2. If something requires a lot of waiting around (netflix time), that's bad also.
3. If something requires you to do something you actively don't want to do (play Pipe Dream to refleet?), then that's also bad and/or should be optional.
4. If something makes the meta of the game too simple, then that's definitely bad.
5. If something makes it so that the skill floor is too high for basic play, then you might not feel that's bad, but I absolutely do.
6. If something makes you do the same action over and over again in every game or in a single game, that's bad and boring.
All this fleets rework stuff came about because I was seeing too many things hitting items 1, 4, 5, and 6 popping up, over and over. To the point that it was making ME not want to play the game and kind of hate it, and so I knew some major changes had to happen. It had been a long time of hearing complaints from a wide variety of people on related topics to one another, so I kind of compiled those ideas into the fleets stuff and went from there.
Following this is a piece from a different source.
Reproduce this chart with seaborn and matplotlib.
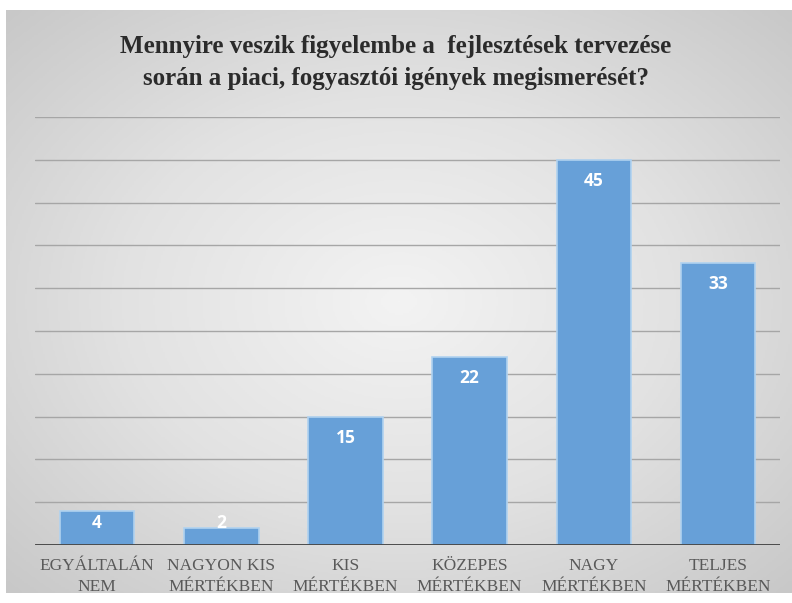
import numpy as np
import pandas as pd
import matplotlib
matplotlib.use("Agg")
import matplotlib.pyplot as plt
from matplotlib.colors import LinearSegmentedColormap
import seaborn as sns

categories = ["EGYÁLTALÁN\nNEM", "NAGYON KIS\nMÉRTÉKBEN", "KIS\nMÉRTÉKBEN",
              "KÖZEPES\nMÉRTÉKBEN", "NAGY\nMÉRTÉKBEN", "TELJES\nMÉRTÉKBEN"]
values = [4, 2, 15, 22, 45, 33]
title = ("Mennyire veszik figyelembe a  fejlesztések tervezése\n"
         "során a piaci, fogyasztói igények megismerését?")

df = pd.DataFrame({"cat": categories, "val": values})

sns.set_theme(style="white")
plt.rcParams["font.family"] = ["Liberation Serif", "DejaVu Serif"]

fig = plt.figure(figsize=(7.92, 6.03), dpi=100)
fig.patch.set_facecolor("white")

# radial gray gradient background
bg = fig.add_axes([6 / 792, 10 / 603, 786 / 792, 583 / 603])
yy, xx = np.mgrid[-1:1:300j, -1:1:400j]
r = np.sqrt(xx ** 2 + yy ** 2) / np.sqrt(2)
cmap = LinearSegmentedColormap.from_list("bg", ["#f3f3f3", "#e2e2e2", "#c8c8c8"])
bg.imshow(r, cmap=cmap, aspect="auto", extent=[0, 1, 0, 1], vmin=0, vmax=1)
bg.set_axis_off()

ax = fig.add_axes([35 / 792, 1 - 545 / 603, 745 / 792, (545 - 117) / 603])
ax.patch.set_alpha(0)
sns.barplot(data=df, x="cat", y="val", ax=ax, color="#67a0d8", saturation=1,
            width=0.6, edgecolor="#b0d2f0", linewidth=1.2, zorder=3)
ax.set_ylim(0, 50)
ax.set_yticks(np.arange(0, 51, 5))
ax.yaxis.grid(True, color="#a6a6a6", linewidth=1)
ax.set_axisbelow(True)
ax.tick_params(axis="y", left=False, labelleft=False)
ax.tick_params(axis="x", bottom=False, pad=3)
for s in ax.spines.values():
    s.set_visible(False)
ax.axhline(0, color="#404040", linewidth=2, zorder=4)
ax.set_xlabel("")
ax.set_ylabel("")
for lbl in ax.get_xticklabels():
    lbl.set_fontsize(12.5)
    lbl.set_color("#595959")
    lbl.set_linespacing(1.45)

for i, v in enumerate(values):
    ax.text(i, max(v - 2.5, 2.6), str(v), ha="center", va="center",
            color="white", fontsize=12.5, fontweight="bold",
            family=["Open Sans", "DejaVu Sans"], zorder=5)

fig.text(0.5, 1 - 62 / 603, title, ha="center", va="center", fontsize=18,
         fontweight="bold", color="#2b2b2b", linespacing=1.5)

fig.savefig("out.png", dpi=100)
But the first implementation of fleets was definitely not something I expected to be the Perfect Final Answer that would get no changes.
I'm a big fan of the tesla changes that Draco18s proposes, and so I've added that to my todo list:
https://bugtracker.arcengames.com/view.php?id=21334For the armor stuff, I agree with AnnoyingOrange that that should be at the very least shelved for now as it might introduce a ton of problems. It's something we could look at post-1.0, as part of an expansion period or something.
Wow that's a lot of text. Sorry for the long ramble, but I wanted to thank you all again for your support as well as just make my state of mind and personal position a little more clear.